(EXERCISE OBJECTIVE): Collect all the lines that mention the word "with".

(SOURCE MATERIAL):
*-*-*

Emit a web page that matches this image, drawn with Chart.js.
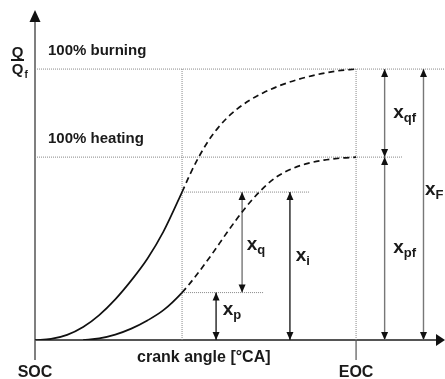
<!DOCTYPE html>
<html>
<head>
<meta charset="utf-8">
<script src="https://cdn.jsdelivr.net/npm/chart.js@4"></script>
<style>
  html, body { margin: 0; padding: 0; background: #fff; }
  canvas { display: block; }
</style>
</head>
<body>
<canvas id="chart" width="445" height="379"></canvas>
<script>
// Crank angle runs from SOC (0) to EOC (100); the axis keeps going past EOC
const X_MAX = 127.7;
const Y_MAX = 1.218;
const SOC = 0;
const EOC = 100;
const CUT = 45.8;          // current crank angle: solid before, dashed after

const BURN_FULL = 1.0;
const HEAT_FULL = 0.675;
const BURN_AT_CUT = 0.546;
const HEAT_AT_CUT = 0.175;

// Burning curve (Q/Qf)
const burningAngle = [0, 5, 10, 15, 20, 25, 30, 35, 40, CUT, 48.3, 51, 54, 57, 60, 63, 67, 71, 76, 82, 88, 94, EOC];
const burningFrac  = [0, 0.004, 0.019, 0.048, 0.092, 0.150, 0.220, 0.300, 0.400, BURN_AT_CUT, 0.612, 0.675, 0.735, 0.783, 0.822, 0.853, 0.886, 0.912, 0.938, 0.962, 0.980, 0.993, BURN_FULL];

// Heating curve
const heatingAngle = [15, 20, 25, 30, 35, 40, CUT, 50, 55, 60, 65, 70, 75, 80, 85, 90, 95, EOC];
const heatingFrac  = [0, 0.006, 0.020, 0.042, 0.072, 0.110, HEAT_AT_CUT, 0.235, 0.315, 0.400, 0.480, 0.548, 0.600, 0.632, 0.652, 0.664, 0.671, HEAT_FULL];

// Dimension arrows: label subscript, crank angle, from, to, colour
const dimSub   = ['q', 'p', 'i', 'qf', 'pf', 'F'];
const dimAngle = [64.5, 56.4, 79.4, 108.9, 108.9, 121.0];
const dimFrom  = [BURN_AT_CUT, HEAT_AT_CUT, BURN_AT_CUT, BURN_FULL, HEAT_FULL, BURN_FULL];
const dimTo    = [HEAT_AT_CUT, 0, 0, HEAT_FULL, 0, 0];
const dimColor = ['#777', '#222', '#222', '#777', '#777', '#777'];
// label offsets in px from arrow x / middle of arrow
const dimDx = [4.7, 6.7, 5.7, 8.5, 8.5, 1.5];
const dimDy = [8, -1.5, -5, 5, 4.5, -9.5];

// Dotted guide lines: [x0, y0, x1, y1]
const guides = [
  [SOC, BURN_FULL, X_MAX, BURN_FULL],
  [SOC, HEAT_FULL, 114.3, HEAT_FULL],
  [CUT, BURN_AT_CUT, 85.4, BURN_AT_CUT],
  [CUT, HEAT_AT_CUT, 71.3, HEAT_AT_CUT],
  [CUT, 0, CUT, BURN_FULL],
  [EOC, 0, EOC, BURN_FULL]
];

const FONT = '"Liberation Sans", Arial, Helvetica, sans-serif';
const TEXT = '#1a1a1a';

function curve(xs, ys) {
  return {
    data: xs.map((x, i) => ({ x, y: ys[i] })),
    borderColor: '#111',
    borderWidth: 1.7,
    cubicInterpolationMode: 'monotone',
    segment: { borderDash: c => c.p0.parsed.x >= CUT - 0.01 ? [6, 4] : undefined },
    order: 1
  };
}

const datasets = [];
guides.forEach(g => datasets.push({
  data: [{ x: g[0], y: g[1] }, { x: g[2], y: g[3] }],
  borderColor: '#888',
  borderWidth: 1,
  borderDash: [1, 1],
  order: 3
}));
datasets.push(curve(burningAngle, burningFrac));
datasets.push(curve(heatingAngle, heatingFrac));
dimSub.forEach((s, i) => datasets.push({
  data: [{ x: dimAngle[i], y: dimFrom[i] }, { x: dimAngle[i], y: dimTo[i] }],
  borderColor: dimColor[i],
  borderWidth: 1.4,
  dimIndex: i,
  order: 2
}));

function head(ctx, x, y, dx, dy, len, half) {
  // triangle with its tip at (x, y), pointing along (dx, dy)
  ctx.beginPath();
  ctx.moveTo(x, y);
  ctx.lineTo(x - dx * len - dy * half, y - dy * len + dx * half);
  ctx.lineTo(x - dx * len + dy * half, y - dy * len - dx * half);
  ctx.closePath();
  ctx.fill();
}

function subText(ctx, x, y, main, sub, mainPx, subPx) {
  ctx.font = `bold ${mainPx}px ${FONT}`;
  ctx.fillText(main, x, y);
  const w = ctx.measureText(main).width;
  ctx.font = `bold ${subPx}px ${FONT}`;
  ctx.fillText(sub, x + w, y + 4);
}

const axesPlugin = {
  id: 'axes',
  beforeDatasetsDraw(chart) {
    const { ctx, scales: { x, y } } = chart;
    const x0 = x.getPixelForValue(SOC), y0 = y.getPixelForValue(0);
    const top = y.getPixelForValue(Y_MAX), right = x.getPixelForValue(X_MAX);
    ctx.save();
    ctx.strokeStyle = '#555';
    ctx.lineWidth = 1.5;
    ctx.beginPath();
    ctx.moveTo(x0, y0 + 20);
    ctx.lineTo(x0, top + 10);
    ctx.stroke();
    ctx.lineWidth = 2;
    ctx.beginPath();
    ctx.moveTo(x0, y0);
    ctx.lineTo(right - 8, y0);
    ctx.stroke();
    // EOC tick below the axis
    const xe = x.getPixelForValue(EOC);
    ctx.lineWidth = 1.2;
    ctx.beginPath();
    ctx.moveTo(xe, y0);
    ctx.lineTo(xe, y0 + 20);
    ctx.stroke();
    ctx.fillStyle = '#111';
    head(ctx, x0, top, 0, -1, 12, 5.5);
    head(ctx, right, y0, 1, 0, 9, 6);
    ctx.restore();
  },
  afterDatasetsDraw(chart) {
    const { ctx, scales: { x, y } } = chart;
    ctx.save();
    ctx.fillStyle = '#111';
    chart.data.datasets.forEach((ds, di) => {
      if (ds.dimIndex === undefined) return;
      const pts = chart.getDatasetMeta(di).data;
      const a = pts[0], b = pts[1];
      const dir = b.y > a.y ? 1 : -1;
      head(ctx, a.x, a.y, 0, -dir, 8, 3.5);
      head(ctx, b.x, b.y, 0, dir, 8, 3.5);
      const i = ds.dimIndex;
      ctx.fillStyle = TEXT;
      subText(ctx, a.x + dimDx[i], (a.y + b.y) / 2 + dimDy[i], 'x', dimSub[i], 19, 13);
      ctx.fillStyle = '#111';
    });

    ctx.fillStyle = TEXT;
    ctx.textBaseline = 'alphabetic';
    ctx.font = `bold 15px ${FONT}`;
    ctx.fillText('100% burning', 48, y.getPixelForValue(BURN_FULL) - 14);
    ctx.fillText('100% heating', 48, y.getPixelForValue(HEAT_FULL) - 14);

    ctx.font = `bold 16px ${FONT}`;
    ctx.textAlign = 'center';
    const yb = y.getPixelForValue(0);
    ctx.fillText('SOC', x.getPixelForValue(SOC), yb + 37);
    ctx.fillText('EOC', x.getPixelForValue(EOC), yb + 37);
    ctx.textAlign = 'left';
    ctx.fillText('crank angle [°CA]', 137, yb + 22);

    // Q / Qf axis label
    ctx.font = `bold 15px ${FONT}`;
    ctx.textAlign = 'center';
    ctx.fillText('Q', 17.5, 57);
    ctx.fillRect(11, 59, 13, 2);
    ctx.fillText('Q', 17.5, 74);
    ctx.font = `bold 10px ${FONT}`;
    ctx.textAlign = 'left';
    ctx.fillText('f', 24.5, 78);
    ctx.restore();
  }
};

new Chart(document.getElementById('chart'), {
  type: 'line',
  data: { datasets },
  options: {
    responsive: false,
    animation: false,
    layout: { padding: { left: 35, right: 0, top: 10, bottom: 39 } },
    elements: { point: { radius: 0, hoverRadius: 0 }, line: { tension: 0 } },
    scales: {
      x: { type: 'linear', min: 0, max: X_MAX, display: false },
      y: { type: 'linear', min: 0, max: Y_MAX, display: false }
    },
    plugins: { legend: { display: false }, tooltip: { enabled: false } }
  },
  plugins: [axesPlugin]
});
</script>
</body>
</html>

*-*-*

(EXERCISE RESULT):
Emit a web page that matches this image, drawn with Chart.js.
  // triangle with its tip at (x, y), pointing along (dx, dy)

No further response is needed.